The New Yorker:

On Monday afternoon, Michael Bloomberg, the billionaire businessman and former three-term Mayor of New York City, escaped to a deserted ballroom at the Grand Hyatt, in midtown Manhattan, to talk about climate change. Moments earlier, he had announced to attendees of the Bloomberg New Energy Finance summit that his philanthropic organization was partnering with the Canadian and British governments to expedite the global eradication of coal mining.

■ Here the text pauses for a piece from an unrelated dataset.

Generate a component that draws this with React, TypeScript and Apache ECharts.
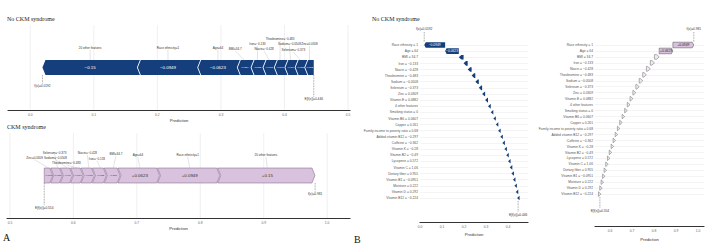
import React, { useEffect, useRef } from "react";
import * as echarts from "echarts";

// ---------- data ----------
const featureNames = [
  "Race ethnicity", "Age", "BMI", "Iron", "Niacin", "Theobromine", "Sodium", "Selenium", "Zinc",
  "Vitamin E", "4 other features", "Smoking status", "Vitamin B6", "Copper",
  "Family income to poverty ratio", "Added vitamin B12", "Caffeine", "Vitamin K", "Vitamin B2",
  "Lycopene", "Vitamin C", "Dietary fiber", "Vitamin B1", "Moisture", "Vitamin D", "Vitamin B12",
];
const featureValues = [
  "1", "64", "34.7", "\u22120.133", "\u22120.428", "\u22120.483", "\u22120.0508", "\u22120.373", "0.0309",
  "0.0882", "", "0", "0.0607", "0.261", "0.68", "\u22120.297", "\u22120.362", "\u22120.28", "\u22120.49",
  "0.572", "1.06", "0.955", "\u22120.0951", "0.222", "0.292", "\u22120.224",
];
// |SHAP| of each feature (negative for "No CKM", positive for "CKM")
const shapMagnitude = [
  0.0949, 0.0623, 0.0216, 0.0188, 0.0178, 0.0167, 0.016, 0.0152, 0.0135,
  0.013, 0.0125, 0.0118, 0.0112, 0.0105, 0.01, 0.0095, 0.009, 0.0086, 0.0082,
  0.0078, 0.0074, 0.007, 0.0066, 0.0062, 0.0058, 0.0049,
];
const baseNoCkm = 0.446; // E[f(x)]
const outNoCkm = 0.0192; // f(x)
const baseCkm = 0.554;
const outCkm = 0.981;
const nShownForce = 9;
const forceTicksNo = [0, 0.1, 0.2, 0.3, 0.4, 0.5];
const forceTicksCkm = [0.5, 0.6, 0.7, 0.8, 0.9, 1.0];
const waterTicksNo = [0, 0.1, 0.2, 0.3, 0.4];
const waterTicksCkm = [0.6, 0.7, 0.8, 0.9, 1.0];

// ---------- annotation layout (label offsets, px) ----------
// top force order: other, Race, Age, BMI, Iron, Niacin, Theobromine, Sodium, Selenium, Zinc
const topLabelDx = [0, 0, 0, -9.5, 0, -5, 0, -1, -7, 0];
const topLabelY = [22.5, 22.5, 22.5, 24, 19, 24, 14, 19, 25, 19];
// bottom force order: Zinc, Selenium, Sodium, Theobromine, Niacin, Iron, BMI, Age, Race, other
const botLabelDx = [-14, -3, -12, -11.5, -1.5, -3.5, 2.6, -2, -2, -1.5];
const botLabelY = [24.7, 19.3, 24.7, 30, 20, 25.7, 20.7, 22, 22, 22];

const SANS = "Liberation Sans, Arial, sans-serif";
const SERIF = "Liberation Serif, Times New Roman, serif";
const BLUE = "#143f7c";
const PURPLE = "#d8c2dd";
const PURPLE_EDGE = "#7a5c84";
const MINUS = "\u2212";

const fmt = (v: number, sign: string) => sign + parseFloat(Math.abs(v).toPrecision(3)).toString();

function buildOption() {
  const otherSum = shapMagnitude.slice(nShownForce).reduce((a, b) => a + b, 0);
  const otherCount = featureNames.slice(nShownForce).reduce((n, name) => {
    const m = name.match(/^(\d+) other/);
    return n + (m ? +m[1] : 1);
  }, 0);
  const forceNames = [
    `${otherCount} other features`,
    ...featureNames.slice(0, nShownForce).map((n, i) => `${n}=${featureValues[i]}`),
  ];
  const forceMags = [otherSum, ...shapMagnitude.slice(0, nShownForce)];

  const topSegs: number[][] = [];
  let acc = outNoCkm;
  forceMags.forEach((m) => { topSegs.push([acc, acc + m]); acc += m; });
  const botNames = [...forceNames].reverse();
  const botMags = [...forceMags].reverse();
  const botSegs: number[][] = [];
  acc = baseCkm;
  botMags.forEach((m) => { botSegs.push([acc, acc + m]); acc += m; });

  const n = featureNames.length;
  const wfLabels = featureNames.map((nm, i) => (featureValues[i] ? `${nm} = ${featureValues[i]}` : nm));
  const wfNo: number[][] = [];
  acc = baseNoCkm;
  for (let k = n - 1; k >= 0; k--) { wfNo[k] = [acc, acc - shapMagnitude[k], k]; acc -= shapMagnitude[k]; }
  const wfCkm: number[][] = [];
  acc = baseCkm;
  for (let k = n - 1; k >= 0; k--) { wfCkm[k] = [acc, acc + shapMagnitude[k], k]; acc += shapMagnitude[k]; }

  const gridSeries = (idx: number, ticks: number[]) => ({
    type: "custom", xAxisIndex: idx, yAxisIndex: idx, silent: true, clip: false, z: 1,
    data: ticks.map((t) => [t, 0]),
    renderItem: (params: any, api: any) => {
      const cs = params.coordSys;
      const x = api.coord([api.value(0), 0])[0];
      return { type: "line", shape: { x1: x, y1: cs.y, x2: x, y2: cs.y + cs.height }, style: { stroke: "#e6e6e6", lineWidth: 0.6 } };
    },
  });

  const forceSeries = (idx: number, segs: number[][], names: string[], mags: number[], dxs: number[], ly: number[], dir: number) => ({
    type: "custom", xAxisIndex: idx, yAxisIndex: idx, silent: true, clip: false, z: 5,
    data: segs.map((s, i) => [s[0], s[1], i]),
    renderItem: (params: any, api: any) => {
      const i = api.value(2);
      const cs = params.coordSys;
      const a = api.coord([api.value(0), 0])[0];
      const b = api.coord([api.value(1), 0])[0];
      const top = cs.y + 35, bot = top + 15, mid = top + 7.5;
      const d = 3, g = 0.9;
      const last = i === segs.length - 1, first = i === 0;
      let pts: number[][];
      if (dir < 0) {
        pts = last
          ? [[a, mid], [a + d, top], [b, top], [b, bot], [a + d, bot]]
          : [[a, mid], [a + d, top], [b + d - g, top], [b - g, mid], [b + d - g, bot], [a + d, bot]];
      } else {
        pts = first
          ? [[a, top], [b - d, top], [b, mid], [b - d, bot], [a, bot]]
          : [[a - d + g, top], [b - d, top], [b, mid], [b - d, bot], [a - d + g, bot], [a + g, mid]];
      }
      const cx = (a + b) / 2;
      const big = b - a > 25;
      const lx = cx + dxs[i];
      const lyy = cs.y + ly[i];
      return {
        type: "group",
        children: [
          {
            type: "polygon", shape: { points: pts },
            style: dir < 0 ? { fill: BLUE } : { fill: PURPLE, stroke: PURPLE_EDGE, lineWidth: 0.5 },
          },
          {
            type: "text", x: cx, y: mid,
            style: {
              text: fmt(mags[i], dir < 0 ? MINUS : "+"), fontSize: big ? 4.4 : 2.1, fontFamily: SANS,
              fill: dir < 0 ? "#fff" : "#333", align: "center", verticalAlign: "middle",
            },
          },
          {
            type: "line", shape: { x1: lx, y1: lyy + 2, x2: cx, y2: top },
            style: { stroke: "#bbb", lineWidth: 0.4 },
          },
          {
            type: "text", x: lx, y: lyy,
            style: { text: names[i], fontSize: 3.0, fontFamily: SANS, fill: "#333", align: "center", verticalAlign: "middle" },
          },
        ],
      };
    },
  });

  const forceAnno = (idx: number, items: { v: number; t: string; dy: number }[]) => ({
    type: "custom", xAxisIndex: idx, yAxisIndex: idx, silent: true, clip: false, z: 6,
    data: items.map((it, i) => [it.v, i]),
    renderItem: (params: any, api: any) => {
      const cs = params.coordSys;
      const it = items[api.value(1)];
      const x = api.coord([api.value(0), 0])[0];
      return {
        type: "group",
        children: [
          { type: "line", shape: { x1: x, y1: cs.y + 50, x2: x, y2: cs.y + it.dy - 2.5 }, style: { stroke: "#555", lineWidth: 0.6, lineDash: [0.8, 0.8] } },
          { type: "text", x, y: cs.y + it.dy, style: { text: it.t, fontSize: 3.2, fontFamily: SANS, fill: "#333", align: "center", verticalAlign: "middle" } },
        ],
      };
    },
  });

  const waterSeries = (idx: number, rows: number[][], dir: number) => ({
    type: "custom", xAxisIndex: idx, yAxisIndex: idx, silent: true, clip: false, z: 5,
    data: rows,
    renderItem: (params: any, api: any) => {
      const k = api.value(2);
      const p1 = api.coord([api.value(0), k]);
      const p2 = api.coord([api.value(1), k]);
      const y = p1[1];
      const xs = p1[0], xe = p2[0];
      const w = Math.abs(xe - xs);
      const big = w > 10;
      const hh = big ? 2.8 : 2.3;
      const H = big ? 1.5 : 2.5;
      const s = dir;
      let pts: number[][];
      if (w >= H) {
        pts = [[xe, y], [xe - s * H, y - hh], [xs, y - hh], [xs, y + hh], [xe - s * H, y + hh]];
      } else {
        pts = [[xe, y], [xe - s * H, y - hh], [xe - s * H, y + hh]];
      }
      const style = dir < 0
        ? { fill: BLUE }
        : big
          ? { fill: PURPLE, stroke: "#4a4a4a", lineWidth: 0.5 }
          : { fill: "#f1e8f3", stroke: "#666", lineWidth: 0.5 };
      const children: any[] = [{ type: "polygon", shape: { points: pts }, style }];
      if (big) {
        children.push({
          type: "text", x: (xs + xe) / 2, y,
          style: {
            text: fmt(shapMagnitude[k], dir < 0 ? MINUS : "+"), fontSize: 3.3, fontFamily: SANS,
            fill: dir < 0 ? "#fff" : "#222", align: "center", verticalAlign: "middle",
          },
        });
      }
      return { type: "group", children };
    },
  });

  const waterAnno = (idx: number, fx: number, ex: number) => ({
    type: "custom", xAxisIndex: idx, yAxisIndex: idx, silent: true, clip: false, z: 6,
    data: [[fx, 0, 0], [ex, n - 1, 1]],
    renderItem: (params: any, api: any) => {
      const cs = params.coordSys;
      const kind = api.value(2);
      const x = api.coord([api.value(0), api.value(1)])[0];
      if (kind === 0) {
        return {
          type: "group", children: [
            { type: "line", shape: { x1: x, y1: cs.y - 13, x2: x, y2: cs.y - 3 }, style: { stroke: "#555", lineWidth: 0.6, lineDash: [0.8, 0.8] } },
            { type: "text", x, y: cs.y - 16, style: { text: `f(x)=${fx}`, fontSize: 3.2, fontFamily: SANS, fill: "#333", align: "center", verticalAlign: "middle" } },
          ],
        };
      }
      const yb = cs.y + cs.height;
      return {
        type: "group", children: [
          { type: "line", shape: { x1: x, y1: yb + 3, x2: x, y2: yb + 14 }, style: { stroke: "#555", lineWidth: 0.6, lineDash: [0.8, 0.8] } },
          { type: "text", x, y: yb + 17, style: { text: `E[f(x)]=${ex}`, fontSize: 3.2, fontFamily: SANS, fill: "#333", align: "center", verticalAlign: "middle" } },
        ],
      };
    },
  });

  const valueX = (idx: number, min: number, max: number, ticks: number[], extra: any = {}) => ({
    gridIndex: idx, type: "value", min, max,
    axisLine: { show: true, onZero: false, lineStyle: { color: "#333", width: 1.2 } },
    axisTick: { show: false },
    splitLine: { show: false },
    axisLabel: {
      customValues: ticks, fontSize: 3.3, color: "#666", margin: 3, fontFamily: SANS,
      formatter: (v: number) => v.toFixed(1),
    },
    name: "Prediction", nameLocation: "middle", nameGap: 8.5,
    nameTextStyle: { fontSize: 4.2, color: "#333", fontFamily: SANS },
    ...extra,
  });

  const catY = (idx: number) => ({
    gridIndex: idx, type: "category", data: wfLabels, inverse: true, boundaryGap: false,
    axisLine: { show: false }, axisTick: { show: false },
    axisLabel: { interval: 0, fontSize: 3.3, color: "#555", margin: 2, fontFamily: SANS },
    splitLine: { show: true, interval: 0, lineStyle: { color: "#e8e8e8", width: 0.5 } },
  });

  return {
    animation: false,
    backgroundColor: "#fff",
    grid: [
      { left: 8, top: 25, width: 342, height: 85, containLabel: false },
      { left: 7, top: 133, width: 343, height: 85, containLabel: false },
      { left: 420, top: 45, width: 108, height: 153, containLabel: false },
      { left: 595, top: 45, width: 109, height: 153, containLabel: false },
    ],
    xAxis: [
      valueX(0, -0.035, 0.503, forceTicksNo),
      valueX(1, 0.4953, 1.036, forceTicksCkm),
      valueX(2, 0, 0.4909, waterTicksNo, { offset: 24, nameGap: 7 }),
      valueX(3, 0.5318, 1.0273, waterTicksCkm, { offset: 32, nameGap: 9 }),
    ],
    yAxis: [
      { gridIndex: 0, type: "value", min: 0, max: 1, show: false },
      { gridIndex: 1, type: "value", min: 0, max: 1, show: false },
      catY(2),
      catY(3),
    ],
    graphic: [
      { type: "text", left: 7, top: 15.5, style: { text: "No CKM syndrome", fontSize: 6, fontFamily: SERIF, fill: "#222" } },
      { type: "text", left: 7, top: 124, style: { text: "CKM syndrome", fontSize: 6, fontFamily: SERIF, fill: "#222" } },
      { type: "text", left: 372, top: 15.5, style: { text: "No CKM syndrome", fontSize: 6, fontFamily: SERIF, fill: "#222" } },
      { type: "text", left: 3, top: 232, style: { text: "A", fontSize: 10, fontFamily: SERIF, fill: "#111" } },
      { type: "text", left: 354, top: 234, style: { text: "B", fontSize: 10, fontFamily: SERIF, fill: "#111" } },
    ],
    series: [
      gridSeries(0, forceTicksNo),
      gridSeries(1, forceTicksCkm),
      forceSeries(0, topSegs, forceNames, forceMags, topLabelDx, topLabelY, -1),
      forceSeries(1, botSegs, botNames, botMags, botLabelDx, botLabelY, 1),
      forceAnno(0, [
        { v: outNoCkm, t: `f(x)=${outNoCkm}`, dy: 61 },
        { v: baseNoCkm, t: `E[f(x)]=${baseNoCkm}`, dy: 74 },
      ]),
      forceAnno(1, [
        { v: baseCkm, t: `E[f(x)]=${baseCkm}`, dy: 75 },
        { v: outCkm, t: `f(x)=${outCkm}`, dy: 61 },
      ]),
      waterSeries(2, wfNo, -1),
      waterSeries(3, wfCkm, 1),
      waterAnno(2, outNoCkm, baseNoCkm),
      waterAnno(3, outCkm, baseCkm),
    ],
  };
}

export default function App() {
  const ref = useRef<HTMLDivElement>(null);
  useEffect(() => {
    const chart = echarts.init(ref.current!, null, { renderer: "svg" });
    chart.setOption(buildOption() as any);
    return () => chart.dispose();
  }, []);
  return (
    <div
      ref={ref}
      style={{ position: "absolute", left: 0, top: 0, width: 709, height: 246, background: "#fff" }}
    />
  );
}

His two new partners—Catherine McKenna, Canada’s minister of environment and climate change, and Claire Perry, the United Kingdom’s minister of state for energy and clean growth—came along for the discussion.

As the only person not representing a country, Bloomberg, in his new role as the U.N.’s special envoy for climate action, seemed like a substitute for American leadership—an alternative to the climate-denying Trump Administration, which Bloomberg called “a meshuggener.” But he immediately brushed aside the idea that the federal government, in this country, at least, can have a major impact on fuel sources or climate policy. “Coal will go away in any place where there’s a free market, for sure, because the market just forces that, the economics force it,” he told me. “O.K., the federal government can change some environmental regulations, but companies are going to put in the environmental safeguards anyway. Their stockholders are insisting on it, their employees are insisting on it, their customers are insisting on it, and, at the state level, they’re insisting on it.” Of greater concern, he said, are countries in which “the government has set the price for coal or whatever and is subsidizing it.” Last fall, McKenna and Perry founded the Powering Past Coal Alliance, which aims, in part, to help these countries adopt cleaner fuels. Sixty nations, states, cities, and companies have so far joined its polyglot roster.